++++ Data rows ++++

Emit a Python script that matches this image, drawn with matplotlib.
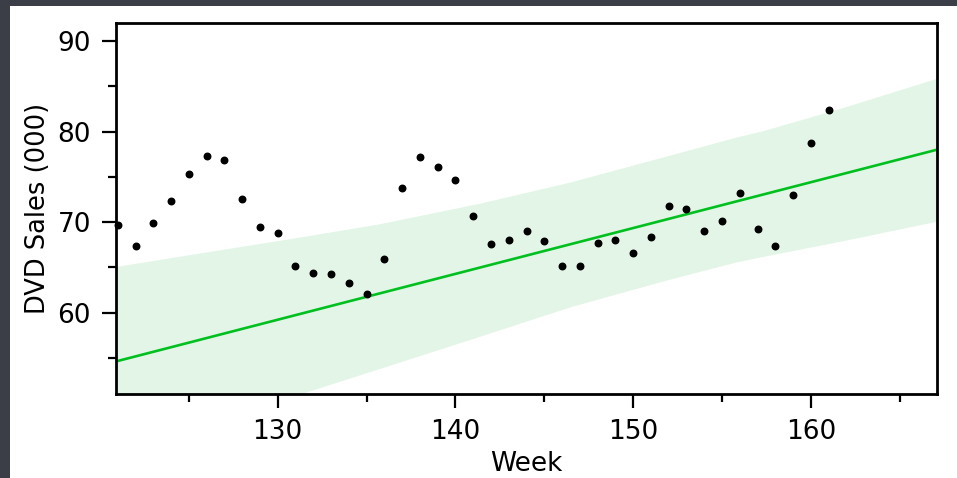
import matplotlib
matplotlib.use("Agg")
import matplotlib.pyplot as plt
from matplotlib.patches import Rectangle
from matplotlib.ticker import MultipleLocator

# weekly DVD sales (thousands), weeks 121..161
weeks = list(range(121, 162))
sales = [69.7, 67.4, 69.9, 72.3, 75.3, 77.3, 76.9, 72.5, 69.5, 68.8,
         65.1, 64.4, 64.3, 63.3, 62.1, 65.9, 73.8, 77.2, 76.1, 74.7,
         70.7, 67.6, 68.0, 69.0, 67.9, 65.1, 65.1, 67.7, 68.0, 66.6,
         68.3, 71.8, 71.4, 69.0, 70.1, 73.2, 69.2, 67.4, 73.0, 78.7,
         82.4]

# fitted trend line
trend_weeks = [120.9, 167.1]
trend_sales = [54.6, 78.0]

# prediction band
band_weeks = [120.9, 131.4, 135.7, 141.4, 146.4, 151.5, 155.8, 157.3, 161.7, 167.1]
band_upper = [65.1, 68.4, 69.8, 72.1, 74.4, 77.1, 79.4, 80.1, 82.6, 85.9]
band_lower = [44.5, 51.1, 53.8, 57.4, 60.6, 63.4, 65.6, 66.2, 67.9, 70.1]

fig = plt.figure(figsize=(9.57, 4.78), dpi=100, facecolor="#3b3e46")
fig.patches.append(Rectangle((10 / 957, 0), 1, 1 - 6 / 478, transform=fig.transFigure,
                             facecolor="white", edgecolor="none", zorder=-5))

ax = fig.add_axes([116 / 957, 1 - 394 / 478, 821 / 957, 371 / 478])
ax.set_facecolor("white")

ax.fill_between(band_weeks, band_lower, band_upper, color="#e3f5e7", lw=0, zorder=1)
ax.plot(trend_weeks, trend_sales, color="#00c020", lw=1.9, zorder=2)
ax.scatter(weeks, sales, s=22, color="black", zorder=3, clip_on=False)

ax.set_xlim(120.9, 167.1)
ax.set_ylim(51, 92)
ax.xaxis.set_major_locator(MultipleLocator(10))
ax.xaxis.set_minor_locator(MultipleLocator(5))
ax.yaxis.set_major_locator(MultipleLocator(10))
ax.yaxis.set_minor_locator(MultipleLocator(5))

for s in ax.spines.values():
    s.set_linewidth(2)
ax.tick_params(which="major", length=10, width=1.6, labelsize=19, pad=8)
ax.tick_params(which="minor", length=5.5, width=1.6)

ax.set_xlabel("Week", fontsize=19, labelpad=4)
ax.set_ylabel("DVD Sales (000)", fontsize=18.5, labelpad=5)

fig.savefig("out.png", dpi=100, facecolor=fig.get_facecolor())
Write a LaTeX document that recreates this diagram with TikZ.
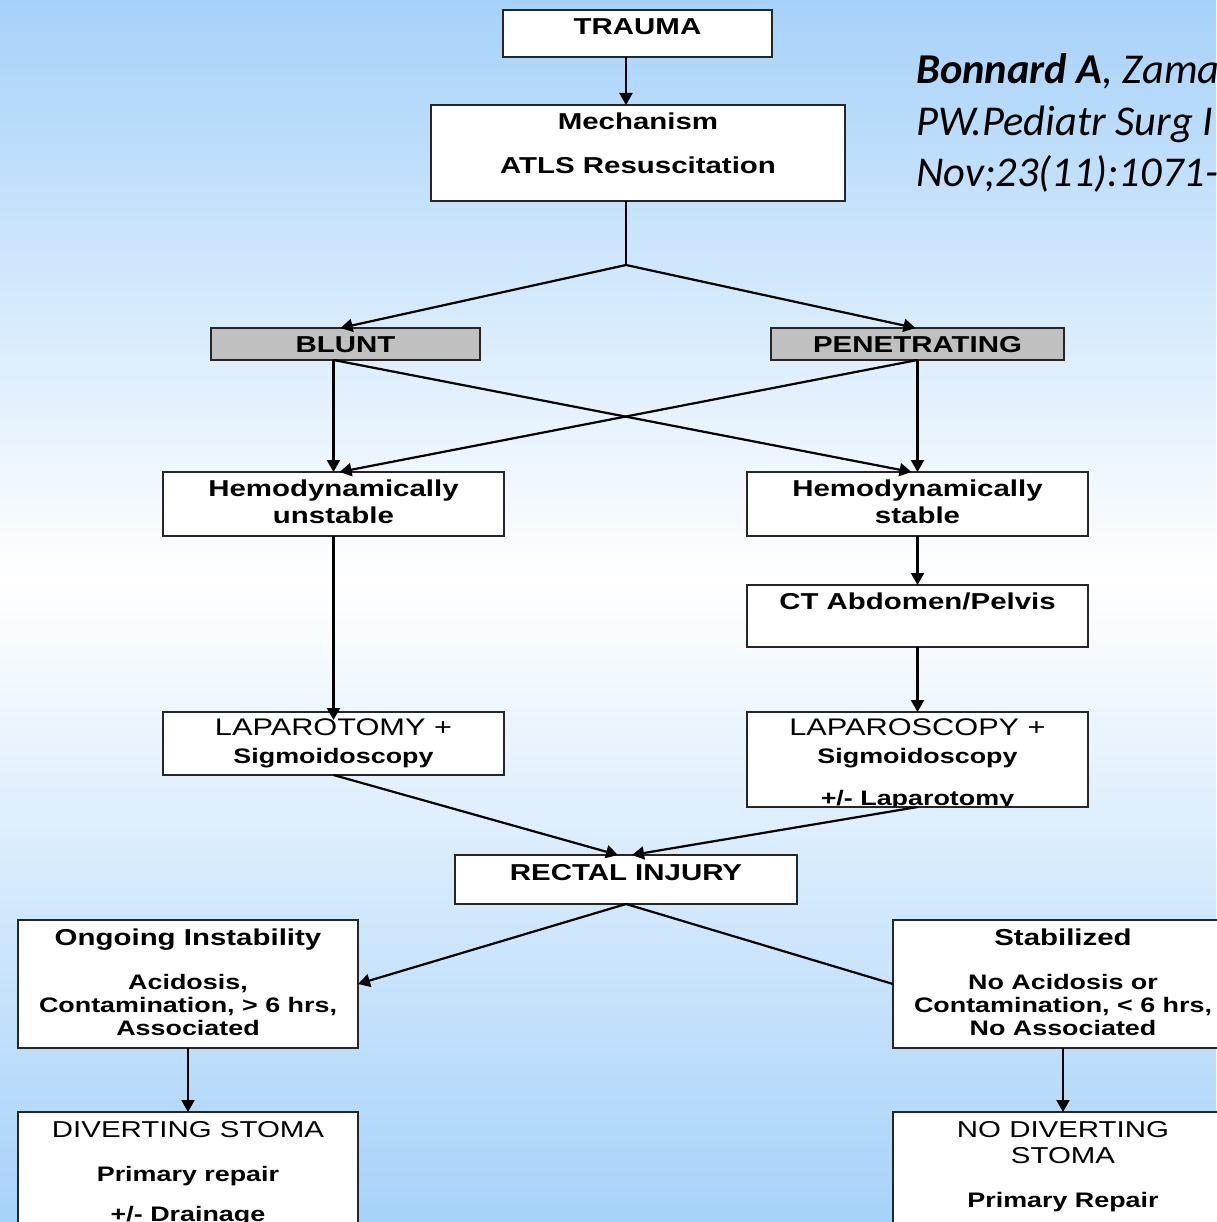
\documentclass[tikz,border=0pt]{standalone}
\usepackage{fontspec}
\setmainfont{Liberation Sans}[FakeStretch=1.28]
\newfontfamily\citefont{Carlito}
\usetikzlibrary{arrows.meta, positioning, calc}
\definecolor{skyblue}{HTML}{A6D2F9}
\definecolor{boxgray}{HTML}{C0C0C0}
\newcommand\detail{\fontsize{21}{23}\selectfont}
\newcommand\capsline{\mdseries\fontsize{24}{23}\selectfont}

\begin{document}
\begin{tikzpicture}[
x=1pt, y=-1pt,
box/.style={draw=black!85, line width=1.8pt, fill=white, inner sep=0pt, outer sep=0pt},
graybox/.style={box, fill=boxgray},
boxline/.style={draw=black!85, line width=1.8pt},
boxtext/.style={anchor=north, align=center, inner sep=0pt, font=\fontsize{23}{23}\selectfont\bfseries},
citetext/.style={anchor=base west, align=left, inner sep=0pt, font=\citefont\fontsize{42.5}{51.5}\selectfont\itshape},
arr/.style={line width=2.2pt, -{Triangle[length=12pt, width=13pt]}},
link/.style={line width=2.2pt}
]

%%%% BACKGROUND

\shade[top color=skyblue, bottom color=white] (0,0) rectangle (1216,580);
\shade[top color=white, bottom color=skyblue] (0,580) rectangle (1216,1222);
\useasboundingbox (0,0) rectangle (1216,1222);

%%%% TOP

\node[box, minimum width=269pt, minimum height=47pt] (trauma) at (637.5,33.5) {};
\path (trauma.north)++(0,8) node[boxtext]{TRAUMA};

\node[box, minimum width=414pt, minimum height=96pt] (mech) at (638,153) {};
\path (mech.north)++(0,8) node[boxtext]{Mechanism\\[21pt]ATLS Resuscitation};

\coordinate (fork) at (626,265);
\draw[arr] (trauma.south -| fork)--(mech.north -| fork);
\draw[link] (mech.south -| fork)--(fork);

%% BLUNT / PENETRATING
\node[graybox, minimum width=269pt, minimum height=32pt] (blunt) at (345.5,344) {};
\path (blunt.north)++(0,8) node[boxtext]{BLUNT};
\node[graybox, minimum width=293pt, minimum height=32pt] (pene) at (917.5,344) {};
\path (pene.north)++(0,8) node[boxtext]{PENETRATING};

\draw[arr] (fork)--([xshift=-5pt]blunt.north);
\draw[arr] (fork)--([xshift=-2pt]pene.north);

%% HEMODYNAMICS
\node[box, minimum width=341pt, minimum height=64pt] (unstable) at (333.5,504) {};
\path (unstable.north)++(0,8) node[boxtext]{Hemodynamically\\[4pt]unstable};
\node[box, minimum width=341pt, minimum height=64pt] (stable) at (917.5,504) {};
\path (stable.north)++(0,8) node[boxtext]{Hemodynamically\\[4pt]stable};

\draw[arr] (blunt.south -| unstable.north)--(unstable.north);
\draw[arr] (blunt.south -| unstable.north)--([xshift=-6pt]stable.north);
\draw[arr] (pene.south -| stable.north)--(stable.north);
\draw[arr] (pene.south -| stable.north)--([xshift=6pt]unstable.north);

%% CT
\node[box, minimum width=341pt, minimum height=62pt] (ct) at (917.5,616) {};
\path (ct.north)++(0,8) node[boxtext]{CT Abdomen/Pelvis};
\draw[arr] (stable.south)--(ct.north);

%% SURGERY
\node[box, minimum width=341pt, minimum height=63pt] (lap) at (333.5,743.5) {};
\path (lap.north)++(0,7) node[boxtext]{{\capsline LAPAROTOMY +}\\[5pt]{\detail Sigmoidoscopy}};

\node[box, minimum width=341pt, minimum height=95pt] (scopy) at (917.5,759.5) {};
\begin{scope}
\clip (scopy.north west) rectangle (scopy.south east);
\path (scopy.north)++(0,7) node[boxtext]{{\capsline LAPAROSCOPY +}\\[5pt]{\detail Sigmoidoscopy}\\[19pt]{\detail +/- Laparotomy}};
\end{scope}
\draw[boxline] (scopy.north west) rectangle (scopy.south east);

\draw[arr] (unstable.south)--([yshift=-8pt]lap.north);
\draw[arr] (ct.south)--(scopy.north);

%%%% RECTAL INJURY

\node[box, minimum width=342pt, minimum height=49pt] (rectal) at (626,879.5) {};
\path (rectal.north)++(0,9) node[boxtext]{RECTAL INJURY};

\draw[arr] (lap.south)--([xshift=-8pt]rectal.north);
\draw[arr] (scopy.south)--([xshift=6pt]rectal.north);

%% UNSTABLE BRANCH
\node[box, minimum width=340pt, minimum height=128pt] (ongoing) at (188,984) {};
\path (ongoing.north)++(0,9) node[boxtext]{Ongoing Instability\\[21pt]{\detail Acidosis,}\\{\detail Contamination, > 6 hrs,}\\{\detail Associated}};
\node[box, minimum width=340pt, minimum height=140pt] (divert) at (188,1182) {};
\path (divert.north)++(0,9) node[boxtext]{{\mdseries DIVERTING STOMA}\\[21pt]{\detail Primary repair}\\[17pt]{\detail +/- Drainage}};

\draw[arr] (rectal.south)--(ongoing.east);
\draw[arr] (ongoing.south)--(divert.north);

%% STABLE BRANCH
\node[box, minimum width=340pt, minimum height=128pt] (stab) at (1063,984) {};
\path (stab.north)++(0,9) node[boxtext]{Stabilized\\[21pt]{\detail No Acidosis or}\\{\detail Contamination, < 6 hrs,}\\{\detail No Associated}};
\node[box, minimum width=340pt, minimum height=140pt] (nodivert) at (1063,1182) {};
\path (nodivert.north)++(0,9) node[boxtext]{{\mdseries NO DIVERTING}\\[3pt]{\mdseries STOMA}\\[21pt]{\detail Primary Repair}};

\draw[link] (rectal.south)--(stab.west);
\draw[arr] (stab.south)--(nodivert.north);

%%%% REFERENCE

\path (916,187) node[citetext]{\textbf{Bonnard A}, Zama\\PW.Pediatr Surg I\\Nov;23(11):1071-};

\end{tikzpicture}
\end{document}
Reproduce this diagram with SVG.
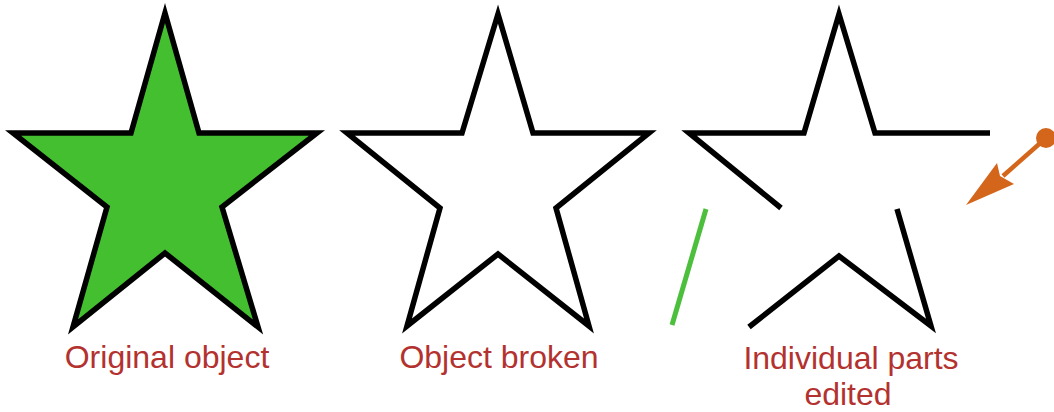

++++

Description of the task: Copy nothing but the lines from the top of the data down to the line containing "trend_sales = [54.6, 78.0]", and leave the pictures out.

The answer:
Emit a Python script that matches this image, drawn with matplotlib.
import matplotlib
matplotlib.use("Agg")
import matplotlib.pyplot as plt
from matplotlib.patches import Rectangle
from matplotlib.ticker import MultipleLocator

# weekly DVD sales (thousands), weeks 121..161
weeks = list(range(121, 162))
sales = [69.7, 67.4, 69.9, 72.3, 75.3, 77.3, 76.9, 72.5, 69.5, 68.8,
         65.1, 64.4, 64.3, 63.3, 62.1, 65.9, 73.8, 77.2, 76.1, 74.7,
         70.7, 67.6, 68.0, 69.0, 67.9, 65.1, 65.1, 67.7, 68.0, 66.6,
         68.3, 71.8, 71.4, 69.0, 70.1, 73.2, 69.2, 67.4, 73.0, 78.7,
         82.4]

# fitted trend line
trend_weeks = [120.9, 167.1]
trend_sales = [54.6, 78.0]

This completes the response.